## begin Material provided

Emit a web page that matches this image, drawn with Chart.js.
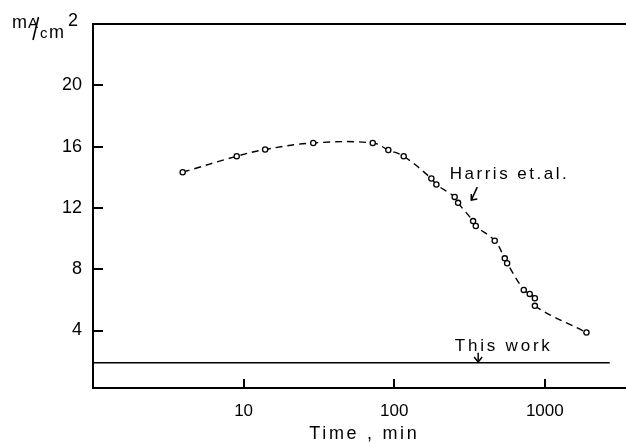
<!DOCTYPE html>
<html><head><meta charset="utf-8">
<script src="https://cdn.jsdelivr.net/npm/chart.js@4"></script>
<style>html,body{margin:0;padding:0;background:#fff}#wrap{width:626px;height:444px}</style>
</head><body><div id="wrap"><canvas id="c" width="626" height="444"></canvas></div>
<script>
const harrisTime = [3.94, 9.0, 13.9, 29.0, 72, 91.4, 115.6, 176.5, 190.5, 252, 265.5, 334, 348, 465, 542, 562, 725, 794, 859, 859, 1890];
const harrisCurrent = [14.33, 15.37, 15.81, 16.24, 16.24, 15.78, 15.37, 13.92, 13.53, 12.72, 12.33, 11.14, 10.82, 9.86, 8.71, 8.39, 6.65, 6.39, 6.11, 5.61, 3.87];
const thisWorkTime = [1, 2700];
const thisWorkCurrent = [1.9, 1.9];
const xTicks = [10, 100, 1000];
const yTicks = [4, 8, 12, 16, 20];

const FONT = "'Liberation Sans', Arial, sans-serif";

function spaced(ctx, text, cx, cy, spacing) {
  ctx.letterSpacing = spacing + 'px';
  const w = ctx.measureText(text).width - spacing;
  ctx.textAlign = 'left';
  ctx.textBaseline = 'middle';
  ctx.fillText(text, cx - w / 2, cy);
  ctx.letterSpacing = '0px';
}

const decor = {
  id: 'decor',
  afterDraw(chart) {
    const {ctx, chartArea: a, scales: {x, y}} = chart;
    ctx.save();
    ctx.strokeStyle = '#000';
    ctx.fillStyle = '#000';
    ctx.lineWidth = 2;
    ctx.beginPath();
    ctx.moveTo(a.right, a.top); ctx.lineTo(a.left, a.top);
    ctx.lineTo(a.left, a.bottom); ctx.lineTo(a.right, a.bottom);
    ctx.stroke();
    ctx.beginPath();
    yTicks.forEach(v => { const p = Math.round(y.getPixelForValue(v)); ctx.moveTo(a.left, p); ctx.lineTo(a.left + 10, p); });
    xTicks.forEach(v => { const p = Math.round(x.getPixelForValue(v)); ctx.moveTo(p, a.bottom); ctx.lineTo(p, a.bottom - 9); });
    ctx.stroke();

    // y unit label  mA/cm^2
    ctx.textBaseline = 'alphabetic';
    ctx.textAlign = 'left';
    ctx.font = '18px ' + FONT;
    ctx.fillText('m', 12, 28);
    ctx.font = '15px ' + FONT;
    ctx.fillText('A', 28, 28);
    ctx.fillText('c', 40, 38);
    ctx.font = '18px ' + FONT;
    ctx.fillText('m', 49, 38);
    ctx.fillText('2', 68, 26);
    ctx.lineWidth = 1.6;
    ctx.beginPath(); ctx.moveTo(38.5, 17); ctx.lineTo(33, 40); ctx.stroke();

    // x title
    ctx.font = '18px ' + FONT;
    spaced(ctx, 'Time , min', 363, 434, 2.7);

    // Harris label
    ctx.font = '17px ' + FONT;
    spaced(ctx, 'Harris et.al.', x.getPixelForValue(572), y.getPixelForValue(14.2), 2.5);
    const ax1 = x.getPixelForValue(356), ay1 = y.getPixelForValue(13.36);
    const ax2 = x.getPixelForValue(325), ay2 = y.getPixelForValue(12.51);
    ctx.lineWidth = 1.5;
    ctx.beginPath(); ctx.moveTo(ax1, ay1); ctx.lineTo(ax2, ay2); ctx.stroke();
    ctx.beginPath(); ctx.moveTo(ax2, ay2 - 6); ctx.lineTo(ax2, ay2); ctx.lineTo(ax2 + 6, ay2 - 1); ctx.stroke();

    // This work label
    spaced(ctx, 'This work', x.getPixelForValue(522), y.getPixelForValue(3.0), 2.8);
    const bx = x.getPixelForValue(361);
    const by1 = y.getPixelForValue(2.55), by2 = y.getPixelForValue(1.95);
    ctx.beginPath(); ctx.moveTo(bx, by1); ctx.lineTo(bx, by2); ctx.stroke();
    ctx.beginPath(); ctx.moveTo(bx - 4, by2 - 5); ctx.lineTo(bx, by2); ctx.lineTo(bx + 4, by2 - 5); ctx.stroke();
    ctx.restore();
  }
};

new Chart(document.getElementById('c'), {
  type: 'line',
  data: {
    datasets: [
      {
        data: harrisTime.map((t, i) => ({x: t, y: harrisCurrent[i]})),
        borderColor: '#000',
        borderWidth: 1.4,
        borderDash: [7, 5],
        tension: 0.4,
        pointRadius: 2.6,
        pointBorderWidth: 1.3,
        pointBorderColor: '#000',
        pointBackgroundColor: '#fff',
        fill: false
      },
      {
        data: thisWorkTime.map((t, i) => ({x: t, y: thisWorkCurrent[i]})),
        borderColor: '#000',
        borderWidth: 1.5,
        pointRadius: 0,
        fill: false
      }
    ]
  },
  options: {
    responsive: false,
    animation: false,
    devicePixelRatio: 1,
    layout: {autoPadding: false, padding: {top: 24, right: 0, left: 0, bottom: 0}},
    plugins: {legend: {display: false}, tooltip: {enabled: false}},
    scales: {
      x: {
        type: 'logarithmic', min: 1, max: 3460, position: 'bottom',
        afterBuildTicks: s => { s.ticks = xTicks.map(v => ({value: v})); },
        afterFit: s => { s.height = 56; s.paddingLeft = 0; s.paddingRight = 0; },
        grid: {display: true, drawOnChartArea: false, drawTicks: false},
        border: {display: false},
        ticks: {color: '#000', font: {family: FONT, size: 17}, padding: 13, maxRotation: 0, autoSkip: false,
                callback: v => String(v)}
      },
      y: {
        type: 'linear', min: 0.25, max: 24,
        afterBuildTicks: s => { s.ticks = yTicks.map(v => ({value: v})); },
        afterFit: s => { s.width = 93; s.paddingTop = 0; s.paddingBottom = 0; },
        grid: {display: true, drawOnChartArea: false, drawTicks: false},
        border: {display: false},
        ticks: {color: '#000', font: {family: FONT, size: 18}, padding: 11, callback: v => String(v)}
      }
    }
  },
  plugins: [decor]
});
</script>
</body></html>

## end Material provided

Leave the images out and output the remaining material exactly as it stands.

■ **Response to this exercise**
Emit a web page that matches this image, drawn with Chart.js.
<!DOCTYPE html>
<html><head><meta charset="utf-8">
<script src="https://cdn.jsdelivr.net/npm/chart.js@4"></script>
<style>html,body{margin:0;padding:0;background:#fff}#wrap{width:626px;height:444px}</style>
</head><body><div id="wrap"><canvas id="c" width="626" height="444"></canvas></div>
<script>
const harrisTime = [3.94, 9.0, 13.9, 29.0, 72, 91.4, 115.6, 176.5, 190.5, 252, 265.5, 334, 348, 465, 542, 562, 725, 794, 859, 859, 1890];
const harrisCurrent = [14.33, 15.37, 15.81, 16.24, 16.24, 15.78, 15.37, 13.92, 13.53, 12.72, 12.33, 11.14, 10.82, 9.86, 8.71, 8.39, 6.65, 6.39, 6.11, 5.61, 3.87];
const thisWorkTime = [1, 2700];
const thisWorkCurrent = [1.9, 1.9];
const xTicks = [10, 100, 1000];
const yTicks = [4, 8, 12, 16, 20];

const FONT = "'Liberation Sans', Arial, sans-serif";

function spaced(ctx, text, cx, cy, spacing) {
  ctx.letterSpacing = spacing + 'px';
  const w = ctx.measureText(text).width - spacing;
  ctx.textAlign = 'left';
  ctx.textBaseline = 'middle';
  ctx.fillText(text, cx - w / 2, cy);
  ctx.letterSpacing = '0px';
}

const decor = {
  id: 'decor',
  afterDraw(chart) {
    const {ctx, chartArea: a, scales: {x, y}} = chart;
    ctx.save();
    ctx.strokeStyle = '#000';
    ctx.fillStyle = '#000';
    ctx.lineWidth = 2;
    ctx.beginPath();
    ctx.moveTo(a.right, a.top); ctx.lineTo(a.left, a.top);
    ctx.lineTo(a.left, a.bottom); ctx.lineTo(a.right, a.bottom);
    ctx.stroke();
    ctx.beginPath();
    yTicks.forEach(v => { const p = Math.round(y.getPixelForValue(v)); ctx.moveTo(a.left, p); ctx.lineTo(a.left + 10, p); });
    xTicks.forEach(v => { const p = Math.round(x.getPixelForValue(v)); ctx.moveTo(p, a.bottom); ctx.lineTo(p, a.bottom - 9); });
    ctx.stroke();

    // y unit label  mA/cm^2
    ctx.textBaseline = 'alphabetic';
    ctx.textAlign = 'left';
    ctx.font = '18px ' + FONT;
    ctx.fillText('m', 12, 28);
    ctx.font = '15px ' + FONT;
    ctx.fillText('A', 28, 28);
    ctx.fillText('c', 40, 38);
    ctx.font = '18px ' + FONT;
    ctx.fillText('m', 49, 38);
    ctx.fillText('2', 68, 26);
    ctx.lineWidth = 1.6;
    ctx.beginPath(); ctx.moveTo(38.5, 17); ctx.lineTo(33, 40); ctx.stroke();

    // x title
    ctx.font = '18px ' + FONT;
    spaced(ctx, 'Time , min', 363, 434, 2.7);

    // Harris label
    ctx.font = '17px ' + FONT;
    spaced(ctx, 'Harris et.al.', x.getPixelForValue(572), y.getPixelForValue(14.2), 2.5);
    const ax1 = x.getPixelForValue(356), ay1 = y.getPixelForValue(13.36);
    const ax2 = x.getPixelForValue(325), ay2 = y.getPixelForValue(12.51);
    ctx.lineWidth = 1.5;
    ctx.beginPath(); ctx.moveTo(ax1, ay1); ctx.lineTo(ax2, ay2); ctx.stroke();
    ctx.beginPath(); ctx.moveTo(ax2, ay2 - 6); ctx.lineTo(ax2, ay2); ctx.lineTo(ax2 + 6, ay2 - 1); ctx.stroke();

    // This work label
    spaced(ctx, 'This work', x.getPixelForValue(522), y.getPixelForValue(3.0), 2.8);
    const bx = x.getPixelForValue(361);
    const by1 = y.getPixelForValue(2.55), by2 = y.getPixelForValue(1.95);
    ctx.beginPath(); ctx.moveTo(bx, by1); ctx.lineTo(bx, by2); ctx.stroke();
    ctx.beginPath(); ctx.moveTo(bx - 4, by2 - 5); ctx.lineTo(bx, by2); ctx.lineTo(bx + 4, by2 - 5); ctx.stroke();
    ctx.restore();
  }
};

new Chart(document.getElementById('c'), {
  type: 'line',
  data: {
    datasets: [
      {
        data: harrisTime.map((t, i) => ({x: t, y: harrisCurrent[i]})),
        borderColor: '#000',
        borderWidth: 1.4,
        borderDash: [7, 5],
        tension: 0.4,
        pointRadius: 2.6,
        pointBorderWidth: 1.3,
        pointBorderColor: '#000',
        pointBackgroundColor: '#fff',
        fill: false
      },
      {
        data: thisWorkTime.map((t, i) => ({x: t, y: thisWorkCurrent[i]})),
        borderColor: '#000',
        borderWidth: 1.5,
        pointRadius: 0,
        fill: false
      }
    ]
  },
  options: {
    responsive: false,
    animation: false,
    devicePixelRatio: 1,
    layout: {autoPadding: false, padding: {top: 24, right: 0, left: 0, bottom: 0}},
    plugins: {legend: {display: false}, tooltip: {enabled: false}},
    scales: {
      x: {
        type: 'logarithmic', min: 1, max: 3460, position: 'bottom',
        afterBuildTicks: s => { s.ticks = xTicks.map(v => ({value: v})); },
        afterFit: s => { s.height = 56; s.paddingLeft = 0; s.paddingRight = 0; },
        grid: {display: true, drawOnChartArea: false, drawTicks: false},
        border: {display: false},
        ticks: {color: '#000', font: {family: FONT, size: 17}, padding: 13, maxRotation: 0, autoSkip: false,
                callback: v => String(v)}
      },
      y: {
        type: 'linear', min: 0.25, max: 24,
        afterBuildTicks: s => { s.ticks = yTicks.map(v => ({value: v})); },
        afterFit: s => { s.width = 93; s.paddingTop = 0; s.paddingBottom = 0; },
        grid: {display: true, drawOnChartArea: false, drawTicks: false},
        border: {display: false},
        ticks: {color: '#000', font: {family: FONT, size: 18}, padding: 11, callback: v => String(v)}
      }
    }
  },
  plugins: [decor]
});
</script>
</body></html>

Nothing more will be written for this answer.